I spent last Christmas in Madrid and, apart from spending much time with my family, I went to some second-hand bookstores in the city centre in search of interesting books. I decided to buy one after reading its foreword. I simply fell in love with the foreword written by G.C. Rosser. The book was first published in 1957 and its title is "The Poet's Tale" - An Anthology of narrative Poetry. It is a compilation of poems that nowadays can easily be found on the Internet, but Rosser's words were worth taking the book home.

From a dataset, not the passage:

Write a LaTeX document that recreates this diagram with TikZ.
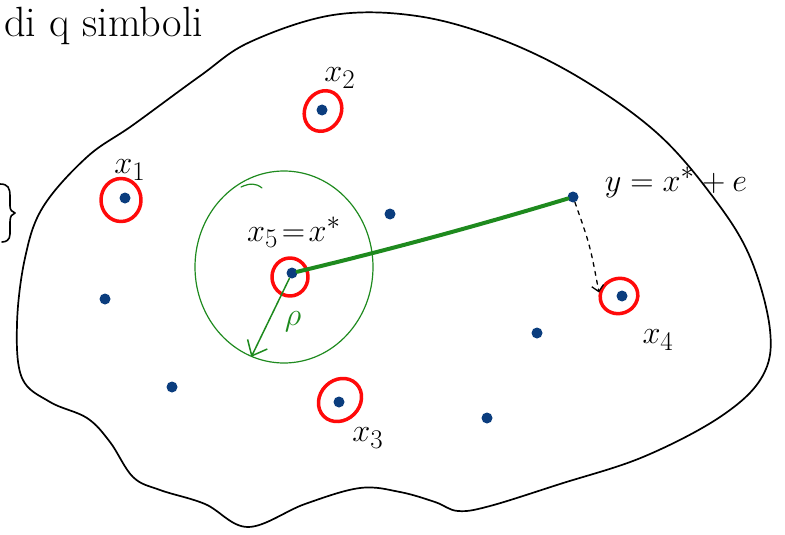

"There are many ways of reading literature. We can dip into a novel to pass the time away, we can give ourselves to a writer to escape from boredom or the monotony of films and television, we can read plays, short stories, and poems simply because we have developed a habit and would not be without our weekly instalment of reading. We can also read to make ourselves more mature by living through the emotional experience of other minds in this or another country. But whichever attitude we adopt, there is always one element which keeps us fascinated in literature. That element is pleasure. We read because, generallys peaking, we find it pleasurable to read and the more pleasure we find in reading the more the activity becomes part of our daily lives.
What many of us have realised, of course, is that pleasure and understanding go hand in hand. The more we possess a book, the more we come to grips with its essence, the more satisfaction it gives us. The experience becomes more relevant, more urgent."